> Data extract
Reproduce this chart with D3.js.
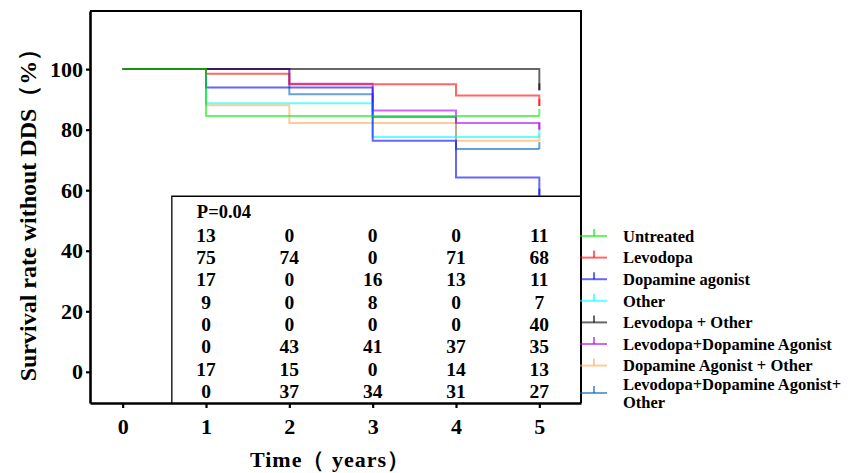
<!doctype html>
<html>
<head>
<meta charset="utf-8">
<script src="https://d3js.org/d3.v7.min.js"></script>
<style>
body { margin: 0; background: #fff; }
text { font-family: "Liberation Serif", "Times New Roman", serif; font-weight: bold; fill: #000; }
</style>
</head>
<body>
<svg width="859" height="473" class="chart"></svg>
<script>
// groups, in legend order
var groups = ["Untreated", "Levodopa", "Dopamine agonist", "Other", "Levodopa + Other",
              "Levodopa+Dopamine Agonist", "Dopamine Agonist + Other", "Levodopa+Dopamine Agonist+Other"];
var colors = ["#00ee00", "#ff0000", "#0000ff", "#00ffff", "#000000", "#aa00ff", "#ffaa55", "#0066b8"];

// time points (years)
var times = [0, 1, 2, 3, 4, 5];

// survival without DDS (%), value after each time point
var untreated       = [100, 84.5, 84.5, 84.5, 84.5, 84.5];
var levodopa        = [100, 98.5, 95.0, 95.0, 91.3, 87.8];
var dopamineAgonist = [100, 93.9, 93.9, 76.3, 64.2, 58.2];
var other           = [100, 88.7, 88.7, 77.6, 77.6, 77.6];
var levodopaOther   = [100, 100, 100, 100, 100, 93.0];
var levodopaDA      = [100, 100, 95.2, 86.3, 82.2, 80.0];
var daOther         = [100, 88.1, 82.2, 82.2, 76.3, 76.3];
var levodopaDAOther = [100, 100, 91.7, 84.2, 73.6, 73.6];

// numbers in the table, years 1..5
var tableYears = [1, 2, 3, 4, 5];
var riskUntreated       = [13, 0, 0, 0, 11];
var riskLevodopa        = [75, 74, 0, 71, 68];
var riskDopamineAgonist = [17, 0, 16, 13, 11];
var riskOther           = [9, 0, 8, 0, 7];
var riskLevodopaOther   = [0, 0, 0, 0, 40];
var riskLevodopaDA      = [0, 43, 41, 37, 35];
var riskDaOther         = [17, 15, 0, 14, 13];
var riskLevodopaDAOther = [0, 37, 34, 31, 27];

var pValue = "P=0.04";
var xTicks = [0, 1, 2, 3, 4, 5];
var yTicks = [0, 20, 40, 60, 80, 100];

var curves = [untreated, levodopa, dopamineAgonist, other, levodopaOther, levodopaDA, daOther, levodopaDAOther];
var risks = [riskUntreated, riskLevodopa, riskDopamineAgonist, riskOther, riskLevodopaOther, riskLevodopaDA, riskDaOther, riskLevodopaDAOther];

var svg = d3.select(".chart");
var plotLeft = 90, plotRight = 581, plotTop = 11, plotBottom = 403;

var xScale = d3.scaleLinear().domain([-0.392, 5.5]).range([plotLeft, plotRight]),
    yScale = d3.scaleLinear().domain([-10.3, 119.2]).range([plotBottom, plotTop]);

// frame top + right
svg.append("path")
    .attr("d", "M" + plotLeft + "," + plotTop + "H" + plotRight + "V" + plotBottom)
    .style("fill", "none").style("stroke", "#000").style("stroke-width", 2);

// risk table box
var boxX = xScale(0.59), boxY = yScale(58);
svg.append("path")
    .attr("d", "M" + boxX + "," + plotBottom + "V" + boxY + "H" + plotRight)
    .style("fill", "none").style("stroke", "#000").style("stroke-width", 1.3);

// curves
var line = d3.line()
    .x(function(d) { return xScale(d[0]); })
    .y(function(d) { return yScale(d[1]); })
    .curve(d3.curveStepAfter);

var drawOrder = [7, 6, 5, 3, 2, 1, 4, 0];
drawOrder.forEach(function(i) {
    var pts = times.map(function(t, j) { return [t, curves[i][j]]; });
    svg.append("path")
        .datum(pts)
        .attr("d", line)
        .style("fill", "none")
        .style("stroke", colors[i])
        .style("stroke-opacity", 0.6)
        .style("stroke-width", 2);
    // censor tick at the end
    var last = pts[pts.length - 1];
    svg.append("line")
        .attr("x1", xScale(last[0])).attr("x2", xScale(last[0]))
        .attr("y1", yScale(last[1])).attr("y2", yScale(last[1]) - 7)
        .style("stroke", colors[i])
        .style("stroke-opacity", 0.6)
        .style("stroke-width", 2);
});

// axes
var yAxis = svg.append("g")
    .attr("transform", "translate(" + plotLeft + ",0)")
    .call(d3.axisLeft(yScale).tickValues(yTicks).tickSize(4).tickSizeOuter(0).tickPadding(3).tickFormat(d3.format("d")));
var xAxis = svg.append("g")
    .attr("transform", "translate(0," + plotBottom + ")")
    .call(d3.axisBottom(xScale).tickValues(xTicks).tickSize(5).tickSizeOuter(0).tickPadding(10).tickFormat(d3.format("d")));

[yAxis, xAxis].forEach(function(a) {
    a.select(".domain").style("stroke", "#000").style("stroke-width", 2.6);
    a.selectAll(".tick line").style("stroke", "#000").style("stroke-width", 2.2);
    a.selectAll(".tick text")
        .style("font-family", "'Liberation Serif', 'Times New Roman', serif")
        .style("font-weight", "bold")
        .style("font-size", "22px")
        .style("fill", "#000");
});

// axis titles
svg.append("text")
    .attr("text-anchor", "middle")
    .attr("transform", "translate(36,209)rotate(-90)")
    .style("font-size", "24px")
    .text("Survival rate without DDS（%）");

svg.append("text")
    .attr("x", 330)
    .attr("y", 467)
    .attr("text-anchor", "middle")
    .style("font-size", "22px")
    .style("letter-spacing", "1px")
    .text("Time（ years）");

// table
svg.append("text")
    .attr("x", xScale(0.89))
    .attr("y", 218)
    .style("font-size", "18.5px")
    .text(pValue);

var rowY = function(i) { return 235 + i * 22.3; };
risks.forEach(function(r, i) {
    svg.append("g").selectAll("text")
        .data(r)
        .join("text")
        .attr("x", function(d, j) { return xScale(tableYears[j]); })
        .attr("y", rowY(i))
        .attr("dy", "0.35em")
        .attr("text-anchor", "middle")
        .style("font-size", "19.5px")
        .text(function(d) { return d; });
});

// legend
var legY = function(i) { return i < 7 ? 236 + i * 21.6 : 393; };
groups.forEach(function(name, i) {
    var y = legY(i);
    var g = svg.append("g");
    g.append("line")
        .attr("x1", 580).attr("x2", 607).attr("y1", y).attr("y2", y)
        .style("stroke", colors[i]).style("stroke-opacity", 0.6).style("stroke-width", 2);
    g.append("line")
        .attr("x1", 594).attr("x2", 594).attr("y1", y).attr("y2", y - 7)
        .style("stroke", colors[i]).style("stroke-opacity", 0.6).style("stroke-width", 2);
    var lines = name.length > 28 ? [name.slice(0, name.lastIndexOf("+") + 1), name.slice(name.lastIndexOf("+") + 1)] : [name];
    lines.forEach(function(t, k) {
        g.append("text")
            .attr("x", 623)
            .attr("y", y + (k - (lines.length - 1) / 2) * 18.5)
            .attr("dy", "0.35em")
            .style("font-size", "16.5px")
            .text(t);
    });
});
</script>
</body>
</html>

> Work instructions
Repeat the data exactly in full, omitting its pictures.

> Result
Reproduce this chart with D3.js.
<!doctype html>
<html>
<head>
<meta charset="utf-8">
<script src="https://d3js.org/d3.v7.min.js"></script>
<style>
body { margin: 0; background: #fff; }
text { font-family: "Liberation Serif", "Times New Roman", serif; font-weight: bold; fill: #000; }
</style>
</head>
<body>
<svg width="859" height="473" class="chart"></svg>
<script>
// groups, in legend order
var groups = ["Untreated", "Levodopa", "Dopamine agonist", "Other", "Levodopa + Other",
              "Levodopa+Dopamine Agonist", "Dopamine Agonist + Other", "Levodopa+Dopamine Agonist+Other"];
var colors = ["#00ee00", "#ff0000", "#0000ff", "#00ffff", "#000000", "#aa00ff", "#ffaa55", "#0066b8"];

// time points (years)
var times = [0, 1, 2, 3, 4, 5];

// survival without DDS (%), value after each time point
var untreated       = [100, 84.5, 84.5, 84.5, 84.5, 84.5];
var levodopa        = [100, 98.5, 95.0, 95.0, 91.3, 87.8];
var dopamineAgonist = [100, 93.9, 93.9, 76.3, 64.2, 58.2];
var other           = [100, 88.7, 88.7, 77.6, 77.6, 77.6];
var levodopaOther   = [100, 100, 100, 100, 100, 93.0];
var levodopaDA      = [100, 100, 95.2, 86.3, 82.2, 80.0];
var daOther         = [100, 88.1, 82.2, 82.2, 76.3, 76.3];
var levodopaDAOther = [100, 100, 91.7, 84.2, 73.6, 73.6];

// numbers in the table, years 1..5
var tableYears = [1, 2, 3, 4, 5];
var riskUntreated       = [13, 0, 0, 0, 11];
var riskLevodopa        = [75, 74, 0, 71, 68];
var riskDopamineAgonist = [17, 0, 16, 13, 11];
var riskOther           = [9, 0, 8, 0, 7];
var riskLevodopaOther   = [0, 0, 0, 0, 40];
var riskLevodopaDA      = [0, 43, 41, 37, 35];
var riskDaOther         = [17, 15, 0, 14, 13];
var riskLevodopaDAOther = [0, 37, 34, 31, 27];

var pValue = "P=0.04";
var xTicks = [0, 1, 2, 3, 4, 5];
var yTicks = [0, 20, 40, 60, 80, 100];

var curves = [untreated, levodopa, dopamineAgonist, other, levodopaOther, levodopaDA, daOther, levodopaDAOther];
var risks = [riskUntreated, riskLevodopa, riskDopamineAgonist, riskOther, riskLevodopaOther, riskLevodopaDA, riskDaOther, riskLevodopaDAOther];

var svg = d3.select(".chart");
var plotLeft = 90, plotRight = 581, plotTop = 11, plotBottom = 403;

var xScale = d3.scaleLinear().domain([-0.392, 5.5]).range([plotLeft, plotRight]),
    yScale = d3.scaleLinear().domain([-10.3, 119.2]).range([plotBottom, plotTop]);

// frame top + right
svg.append("path")
    .attr("d", "M" + plotLeft + "," + plotTop + "H" + plotRight + "V" + plotBottom)
    .style("fill", "none").style("stroke", "#000").style("stroke-width", 2);

// risk table box
var boxX = xScale(0.59), boxY = yScale(58);
svg.append("path")
    .attr("d", "M" + boxX + "," + plotBottom + "V" + boxY + "H" + plotRight)
    .style("fill", "none").style("stroke", "#000").style("stroke-width", 1.3);

// curves
var line = d3.line()
    .x(function(d) { return xScale(d[0]); })
    .y(function(d) { return yScale(d[1]); })
    .curve(d3.curveStepAfter);

var drawOrder = [7, 6, 5, 3, 2, 1, 4, 0];
drawOrder.forEach(function(i) {
    var pts = times.map(function(t, j) { return [t, curves[i][j]]; });
    svg.append("path")
        .datum(pts)
        .attr("d", line)
        .style("fill", "none")
        .style("stroke", colors[i])
        .style("stroke-opacity", 0.6)
        .style("stroke-width", 2);
    // censor tick at the end
    var last = pts[pts.length - 1];
    svg.append("line")
        .attr("x1", xScale(last[0])).attr("x2", xScale(last[0]))
        .attr("y1", yScale(last[1])).attr("y2", yScale(last[1]) - 7)
        .style("stroke", colors[i])
        .style("stroke-opacity", 0.6)
        .style("stroke-width", 2);
});

// axes
var yAxis = svg.append("g")
    .attr("transform", "translate(" + plotLeft + ",0)")
    .call(d3.axisLeft(yScale).tickValues(yTicks).tickSize(4).tickSizeOuter(0).tickPadding(3).tickFormat(d3.format("d")));
var xAxis = svg.append("g")
    .attr("transform", "translate(0," + plotBottom + ")")
    .call(d3.axisBottom(xScale).tickValues(xTicks).tickSize(5).tickSizeOuter(0).tickPadding(10).tickFormat(d3.format("d")));

[yAxis, xAxis].forEach(function(a) {
    a.select(".domain").style("stroke", "#000").style("stroke-width", 2.6);
    a.selectAll(".tick line").style("stroke", "#000").style("stroke-width", 2.2);
    a.selectAll(".tick text")
        .style("font-family", "'Liberation Serif', 'Times New Roman', serif")
        .style("font-weight", "bold")
        .style("font-size", "22px")
        .style("fill", "#000");
});

// axis titles
svg.append("text")
    .attr("text-anchor", "middle")
    .attr("transform", "translate(36,209)rotate(-90)")
    .style("font-size", "24px")
    .text("Survival rate without DDS（%）");

svg.append("text")
    .attr("x", 330)
    .attr("y", 467)
    .attr("text-anchor", "middle")
    .style("font-size", "22px")
    .style("letter-spacing", "1px")
    .text("Time（ years）");

// table
svg.append("text")
    .attr("x", xScale(0.89))
    .attr("y", 218)
    .style("font-size", "18.5px")
    .text(pValue);

var rowY = function(i) { return 235 + i * 22.3; };
risks.forEach(function(r, i) {
    svg.append("g").selectAll("text")
        .data(r)
        .join("text")
        .attr("x", function(d, j) { return xScale(tableYears[j]); })
        .attr("y", rowY(i))
        .attr("dy", "0.35em")
        .attr("text-anchor", "middle")
        .style("font-size", "19.5px")
        .text(function(d) { return d; });
});

// legend
var legY = function(i) { return i < 7 ? 236 + i * 21.6 : 393; };
groups.forEach(function(name, i) {
    var y = legY(i);
    var g = svg.append("g");
    g.append("line")
        .attr("x1", 580).attr("x2", 607).attr("y1", y).attr("y2", y)
        .style("stroke", colors[i]).style("stroke-opacity", 0.6).style("stroke-width", 2);
    g.append("line")
        .attr("x1", 594).attr("x2", 594).attr("y1", y).attr("y2", y - 7)
        .style("stroke", colors[i]).style("stroke-opacity", 0.6).style("stroke-width", 2);
    var lines = name.length > 28 ? [name.slice(0, name.lastIndexOf("+") + 1), name.slice(name.lastIndexOf("+") + 1)] : [name];
    lines.forEach(function(t, k) {
        g.append("text")
            .attr("x", 623)
            .attr("y", y + (k - (lines.length - 1) / 2) * 18.5)
            .attr("dy", "0.35em")
            .style("font-size", "16.5px")
            .text(t);
    });
});
</script>
</body>
</html>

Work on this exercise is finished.